Vulnérabilité et mémoire des crises passées
Les luttes intestines ont ravivé les commentaires de personnalités longtemps absentes du débat public. L’ancien président du Parlement, Ali-Akbar Nategh-Nouri, a déclaré le 27 octobre que la pression et la violence politique des années 1980 l’avaient laissé « au bord de la dépression ». Ses propos évoquaient implicitement la propre crainte du régime : que le climat interne ne passe de la confrontation factionnelle à une instabilité plus large.

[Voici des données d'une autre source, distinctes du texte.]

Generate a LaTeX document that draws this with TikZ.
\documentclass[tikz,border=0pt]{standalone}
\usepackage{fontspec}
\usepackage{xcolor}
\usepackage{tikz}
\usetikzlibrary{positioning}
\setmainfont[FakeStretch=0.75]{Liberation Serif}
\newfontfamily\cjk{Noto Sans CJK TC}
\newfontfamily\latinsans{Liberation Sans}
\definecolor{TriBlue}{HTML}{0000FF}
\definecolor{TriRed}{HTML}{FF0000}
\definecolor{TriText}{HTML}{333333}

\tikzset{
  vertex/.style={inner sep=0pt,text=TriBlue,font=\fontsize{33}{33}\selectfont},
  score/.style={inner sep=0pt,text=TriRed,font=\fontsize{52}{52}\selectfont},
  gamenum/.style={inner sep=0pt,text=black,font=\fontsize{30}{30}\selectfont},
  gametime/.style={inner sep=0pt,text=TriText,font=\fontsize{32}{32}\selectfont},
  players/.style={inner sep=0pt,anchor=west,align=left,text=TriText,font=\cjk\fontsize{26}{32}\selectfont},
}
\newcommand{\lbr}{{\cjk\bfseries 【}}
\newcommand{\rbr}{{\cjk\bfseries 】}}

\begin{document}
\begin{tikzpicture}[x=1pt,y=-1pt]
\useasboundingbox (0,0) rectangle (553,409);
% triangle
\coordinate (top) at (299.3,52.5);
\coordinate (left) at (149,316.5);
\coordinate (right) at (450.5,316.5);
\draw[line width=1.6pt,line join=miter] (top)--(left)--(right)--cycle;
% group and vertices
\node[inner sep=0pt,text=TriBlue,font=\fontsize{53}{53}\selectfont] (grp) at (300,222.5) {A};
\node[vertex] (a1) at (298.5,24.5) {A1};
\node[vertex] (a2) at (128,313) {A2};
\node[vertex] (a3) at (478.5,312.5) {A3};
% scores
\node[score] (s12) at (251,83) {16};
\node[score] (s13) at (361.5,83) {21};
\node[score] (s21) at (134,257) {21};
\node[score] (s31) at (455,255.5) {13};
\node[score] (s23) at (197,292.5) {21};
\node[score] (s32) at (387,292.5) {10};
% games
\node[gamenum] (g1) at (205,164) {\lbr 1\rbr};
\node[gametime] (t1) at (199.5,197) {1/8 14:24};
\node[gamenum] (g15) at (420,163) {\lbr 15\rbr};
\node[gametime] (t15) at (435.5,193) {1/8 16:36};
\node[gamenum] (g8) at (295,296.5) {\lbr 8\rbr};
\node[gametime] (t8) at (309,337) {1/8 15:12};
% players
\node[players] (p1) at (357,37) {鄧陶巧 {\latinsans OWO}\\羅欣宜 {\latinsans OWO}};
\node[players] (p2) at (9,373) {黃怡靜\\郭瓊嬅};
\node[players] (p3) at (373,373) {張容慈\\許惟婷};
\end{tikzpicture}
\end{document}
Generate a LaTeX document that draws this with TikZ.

La convergence de ces événements – le remaniement discret du commandement des Gardiens de la révolution, les attaques publiques entre factions et les appels répétés à l’unité de la part de figures extrémistes et réformistes – témoigne d’un système de gouvernance de plus en plus incapable de maintenir sa propre cohésion interne.
L’incertitude entourant le limogeage de Naqdi souligne le problème de fond. Qu’il s’agisse d’une suspicion d’infiltration au sein des Gardiens de la révolution ou du résultat de luttes de pouvoir au plus haut niveau, la conséquence est la même : le régime agit sur la défensive, se replie sur lui-même et considère les acteurs internes comme des menaces. Ce changement intervient à un moment où l’establishment clérical est confronté simultanément à la pression du déclin économique, à la frustration publique face au niveau de vie et à la diminution de son influence régionale. Dans ce contexte, même les changements de commandement de routine acquièrent un poids politique. Le système ne projette plus de cohérence ; il se gère comme une menace pour sa propre sécurité.